Life of a Migrainuer

Disclaimer:  I’ve dealt with migraine issues for most of my life.  Thankfully, though, migraine has never defined my life.  However, you’re going to see an unusual focus (starting with the title!) on migraine, due to the nature of this website.  If I were to give a general overview of my life, I would certainly use a different title and focus much less on migraine.  Though the emphasis may be different, the story itself is all true.

Part 1: Childhood of a Migraineur

Actually, I got off to a rather traumatic start.  First of all, I really didn’t want to leave the womb.  This resulted in hours and hours of labour for my poor Mom – and I blame it all on my own stubbornness.  Finally, the doctor just had to … well, to put it bluntly, open her up and take me out.  (Seriously, I’ve heard traumatic births can cause physical problems down the road)

I had a collapsed lung, which thankfully blew right up normally in no time.  But we won’t get into the other problems surrounding my birth.  My Dad’s car broke down that night, in the rain.  The mechanic later said he was lucky something hadn’t exploded in his face.  Soon after, someone at our house told my parents that the it was a miracle the furnace hadn’t blown up the house.  To top things off, when I finally was allowed to leave the hospital, a blizzard hit.

So my first month in the "real world" wasn’t dull.  Good thing I had lots of time to sleep it off.

I first lived with my parents in a very small town (maybe a couple hundred people?) in Ontario, Canada.  It was a beautiful area with lots of hills, lots of green trees in the summer, and snow up to the roof in the winter.

We moved further south to the town of Dunnville, Ontario before I was old enough for school.  Dunnville (home of the internationally locally famous Mudcat Festival) was a much bigger town – a few thousand people (wow – the big time!).  Here I started my academic career with preschool.

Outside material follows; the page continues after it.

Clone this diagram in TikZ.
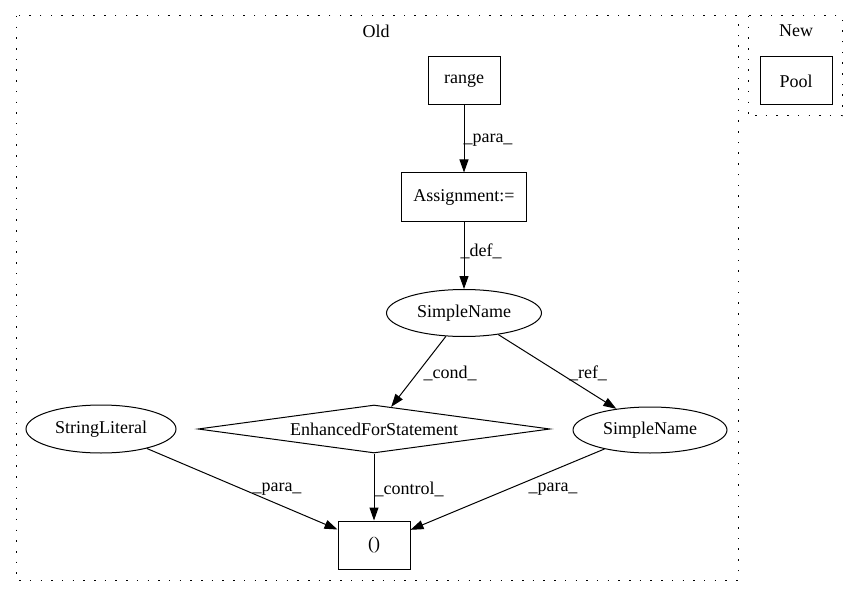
\documentclass[tikz,border=0pt]{standalone}
\usepackage{fontspec}
\setmainfont{Liberation Serif}
\usepackage{tikz}
\usetikzlibrary{arrows.meta,shapes.geometric}

\tikzset{
  gnode/.style={draw, line width=1pt, inner sep=0pt, font=\fontsize{18}{21}\selectfont},
  gbox/.style={gnode, rectangle, minimum width=72pt, minimum height=48pt},
  gell/.style={gnode, ellipse},
  gdia/.style={gnode, diamond, aspect=7.3, minimum width=352pt, minimum height=48pt},
  glabel/.style={inner sep=0pt, font=\fontsize{18}{21}\selectfont},
  gedge/.style={line width=1pt, -{Triangle[length=13pt,width=9pt]}},
  cluster/.style={line width=1pt, dash pattern=on 1.5pt off 9.2pt}
}

\begin{document}
\begin{tikzpicture}[x=1pt, y=-1pt]
 \useasboundingbox (0,0) rectangle (859,596);

 % clusters
 \draw [cluster] (16,16) rectangle (738,580);
 \node [glabel] (oldlbl) at (376,31) {Old};
 \draw [cluster] (748,16) rectangle (842,116);
 \node [glabel] (newlbl) at (796,31) {New};

 % nodes
 \node [gbox] (pool) at (796,81) {Pool};
 \node [gbox] (range) at (464,81) {range};
 \node [gbox, minimum width=125pt] (assign) at (464,197) {Assignment:=};
 \node [gell, minimum width=155pt, minimum height=47pt] (sname) at (464,313) {SimpleName};
 \node [gdia] (efor) at (374,429) {EnhancedForStatement};
 \node [gell, minimum width=154pt, minimum height=46pt] (snameref) at (650,430) {SimpleName};
 \node [gell, minimum width=150pt, minimum height=48pt] (strlit) at (101,429) {StringLiteral};
 \node [gbox] (call) at (374,545) {()};

 % edges
 \draw [gedge] (range) -- (assign);
 \draw [gedge] (assign) -- (sname);
 \draw [gedge] (sname) -- (efor);
 \draw [gedge] (sname) -- (snameref);
 \draw [gedge] (strlit) -- (call);
 \draw [gedge] (efor) -- (call);
 \draw [gedge] (snameref) -- (call);

 % edge labels
 \node [glabel] (l1) at (488,140) {\_para\_};
 \node [glabel] (l2) at (481,251) {\_def\_};
 \node [glabel] (l3) at (450,373) {\_cond\_};
 \node [glabel] (l4) at (588,373) {\_ref\_};
 \node [glabel] (l5) at (277,489) {\_para\_};
 \node [glabel] (l6) at (409,489) {\_control\_};
 \node [glabel] (l7) at (553,489) {\_para\_};
\end{tikzpicture}
\end{document}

Both my parents were people of faith in the Bible.  Or, I should say the God of the Bible.  They introduced me to the Gentle Healer at a young age, and that faith has been with me ever since.

Throughout my childhood my Dad was a teacher and a pastor.  My Mom had been a nurse, but left nursing and was involved with my Dad’s work, while trying to control the wild kid at home.

All right, so I was a bit of a loud obnoxious kid.  But give me a break – I was an only child.

We moved again – this time just north of Toronto.  This is where I spent significant number of my growing up years.

Actually, I had a good family and a good childhood.  I enjoyed soccer (football), baseball, music, drama, and writing.  It was here my acting career began, when I impersonated Lou Costello in a performance of Who’s on First? (I was the skinniest Costello you’ll ever see)

Childhood of a migraineur

When did I have my first migraine attack?  That’s a difficult question.  I didn’t suddenly have an earth-shattering attack (I did have earth-shattering attacks, but later).  For me, it was a matter of sometimes not feeling well.  I couldn’t explain it, and really wasn’t entirely aware of what was happening (kinda hard to explain to your Mom why you can’t wash the dishes when you’re not even sure yourself what is wrong!).

They say that very young children – maybe even babies – have migraine attacks.  I was still a young boy in elementary school when I wrote this on my ruler during class:

It’s December 21
I’m at school taking up Math
I’ve got a headache
It’s 4 days ’till Christmas
It’s Fri, last day of school
I’m chewing gum
It’s 10:16
4 minutes to recess
I feel sick

So did I have migraine as a child?  I’ll probably never know.

But it was really as a young teenager that I first remember this sick feeling that I would later call a migraine attack.  This would have started when we still lived in Ontario.  But it wasn’t until the next phase of my life that a real live diagnosis would come.